=== Goal ===
Everything from the first line of the data through the line with "(0,0) rectangle (2151,1176);" is to be echoed exactly, minus the pictures.

=== Recorded data ===

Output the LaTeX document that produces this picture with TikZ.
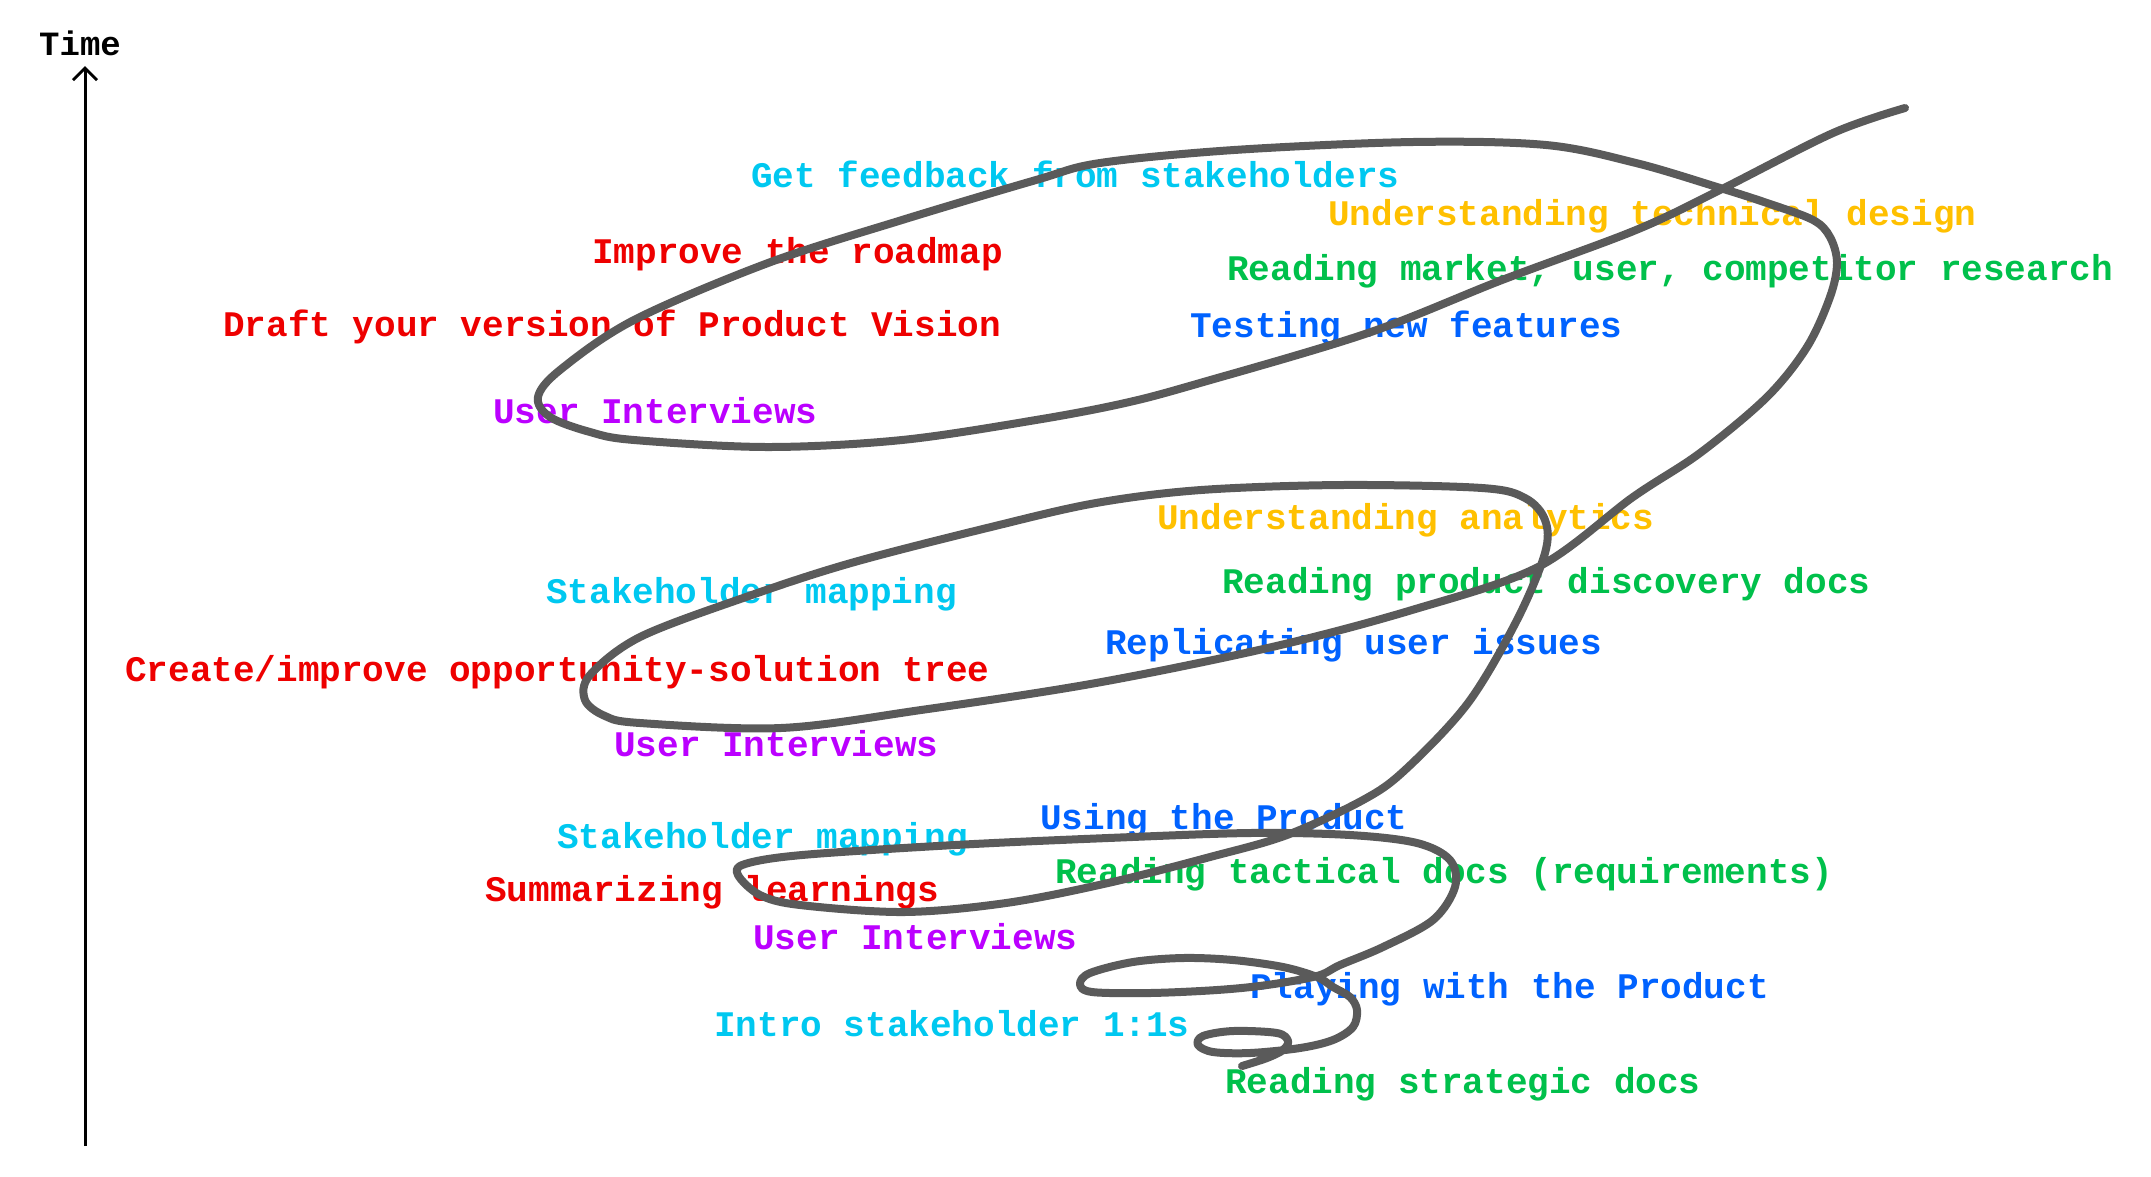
\documentclass[tikz,border=0pt]{standalone}
\usepackage{fontspec}
\setmainfont{Liberation Mono}
\usetikzlibrary{arrows.meta}
\definecolor{ccyan}{HTML}{00C8F0}
\definecolor{cyellow}{HTML}{FFC000}
\definecolor{cred}{HTML}{EE0000}
\definecolor{cgreen}{HTML}{00C04B}
\definecolor{cblue}{HTML}{0062FF}
\definecolor{cpurple}{HTML}{BB00FF}
\definecolor{spiralgray}{HTML}{5A5A5A}
\begin{document}
\begin{tikzpicture}[x=1pt,y=-1pt,
  lbl/.style={anchor=base west, inner sep=0pt, font=\fontsize{36}{40}\selectfont\bfseries},
  spiral/.style={line width=8pt, draw=spiralgray, line cap=round, line join=round},
  axis/.style={line width=3pt, draw=black, -{Straight Barb[length=12pt,width=24pt,line width=3pt]}}]
\useasboundingbox (0,0) rectangle (2151,1176);

% time axis
\node[anchor=base west, inner sep=0pt, font=\fontsize{34}{38}\selectfont\bfseries] (time) at (39,55) {Time};
\coordinate (axbot) at (85,1146);
\coordinate (axtop) at (85,66);
\draw[axis] (axbot) -- (axtop);

% labels
\node[lbl, text=ccyan]   (t1)  at (751,187)  {Get feedback from stakeholders};
\node[lbl, text=cyellow] (t2)  at (1328,225) {Understanding technical design};
\node[lbl, text=cred]    (t3)  at (592,263)  {Improve the roadmap};
\node[lbl, text=cgreen]  (t4)  at (1227,280) {Reading market, user, competitor research};
\node[lbl, text=cred]    (t5)  at (223,336)  {Draft your version of Product Vision};
\node[lbl, text=cblue]   (t6)  at (1190,337) {Testing new features};
\node[lbl, text=cpurple] (t7)  at (493,423)  {User Interviews};
\node[lbl, text=cyellow] (t8)  at (1157,529) {Understanding analytics};
\node[lbl, text=ccyan]   (t9)  at (546,603)  {Stakeholder mapping};
\node[lbl, text=cgreen]  (t10) at (1222,593) {Reading product discovery docs};
\node[lbl, text=cblue]   (t11) at (1105,654) {Replicating user issues};
\node[lbl, text=cred]    (t12) at (125,681)  {Create/improve opportunity-solution tree};
\node[lbl, text=cpurple] (t13) at (614,756)  {User Interviews};
\node[lbl, text=cblue]   (t14) at (1040,829) {Using the Product};
\node[lbl, text=ccyan]   (t15) at (557,848)  {Stakeholder mapping};
\node[lbl, text=cgreen]  (t16) at (1055,883) {Reading tactical docs (requirements)};
\node[lbl, text=cred]    (t17) at (485,901)  {Summarizing learnings};
\node[lbl, text=cpurple] (t18) at (753,949)  {User Interviews};
\node[lbl, text=cblue]   (t19) at (1250,998) {Playing with the Product};
\node[lbl, text=ccyan]   (t20) at (714,1036) {Intro stakeholder 1:1s};
\node[lbl, text=cgreen]  (t21) at (1225,1093) {Reading strategic docs};

% spiral
\draw[spiral] plot[smooth, tension=0.55] coordinates {
(1242,1066) (1267,1058) (1283,1050) (1288,1041) (1277,1033) (1233,1031) (1203,1036)
(1198,1045) (1213,1052) (1250,1053) (1300,1048) (1333,1040) (1353,1027) (1357,1010)
(1350,997) (1333,987) (1317,977) (1283,967) (1233,960) (1183,958) (1133,962) (1090,973)
(1080,984) (1092,992) (1150,993) (1217,990) (1267,985) (1317,976) (1340,965) (1383,947)
(1433,920) (1455,887) (1450,860) (1417,843) (1350,835) (1250,833) (1108,838) (955,845)
(802,855) (745,864) (738,875) (760,895) (800,905) (904,912) (1006,903) (1108,883)
(1210,857) (1287,835) (1363,800) (1405,770) (1468,703) (1517,620) (1545,553) (1545,520)
(1525,498) (1482,488) (1342,485) (1201,490) (1096,503) (991,527) (851,563) (746,597)
(640,637) (590,675) (585,700) (605,716) (640,723) (781,728) (921,710) (1096,683)
(1272,647) (1412,610) (1538,567) (1633,497) (1700,453) (1767,397) (1807,347) (1830,297)
(1837,263) (1830,237) (1813,220) (1767,203) (1717,187) (1636,163) (1546,145) (1413,142)
(1234,150) (1100,163) (1036,180) (902,220) (768,263) (634,320) (560,370) (538,397)
(550,417) (590,432) (634,440) (768,447) (902,440) (1036,420) (1125,403) (1200,383)
(1368,333) (1502,280) (1636,230) (1720,190) (1833,133) (1905,108)};
\end{tikzpicture}
\end{document}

=== Result for this exercise ===
Output the LaTeX document that produces this picture with TikZ.
\documentclass[tikz,border=0pt]{standalone}
\usepackage{fontspec}
\setmainfont{Liberation Mono}
\usetikzlibrary{arrows.meta}
\definecolor{ccyan}{HTML}{00C8F0}
\definecolor{cyellow}{HTML}{FFC000}
\definecolor{cred}{HTML}{EE0000}
\definecolor{cgreen}{HTML}{00C04B}
\definecolor{cblue}{HTML}{0062FF}
\definecolor{cpurple}{HTML}{BB00FF}
\definecolor{spiralgray}{HTML}{5A5A5A}
\begin{document}
\begin{tikzpicture}[x=1pt,y=-1pt,
  lbl/.style={anchor=base west, inner sep=0pt, font=\fontsize{36}{40}\selectfont\bfseries},
  spiral/.style={line width=8pt, draw=spiralgray, line cap=round, line join=round},
  axis/.style={line width=3pt, draw=black, -{Straight Barb[length=12pt,width=24pt,line width=3pt]}}]
\useasboundingbox (0,0) rectangle (2151,1176);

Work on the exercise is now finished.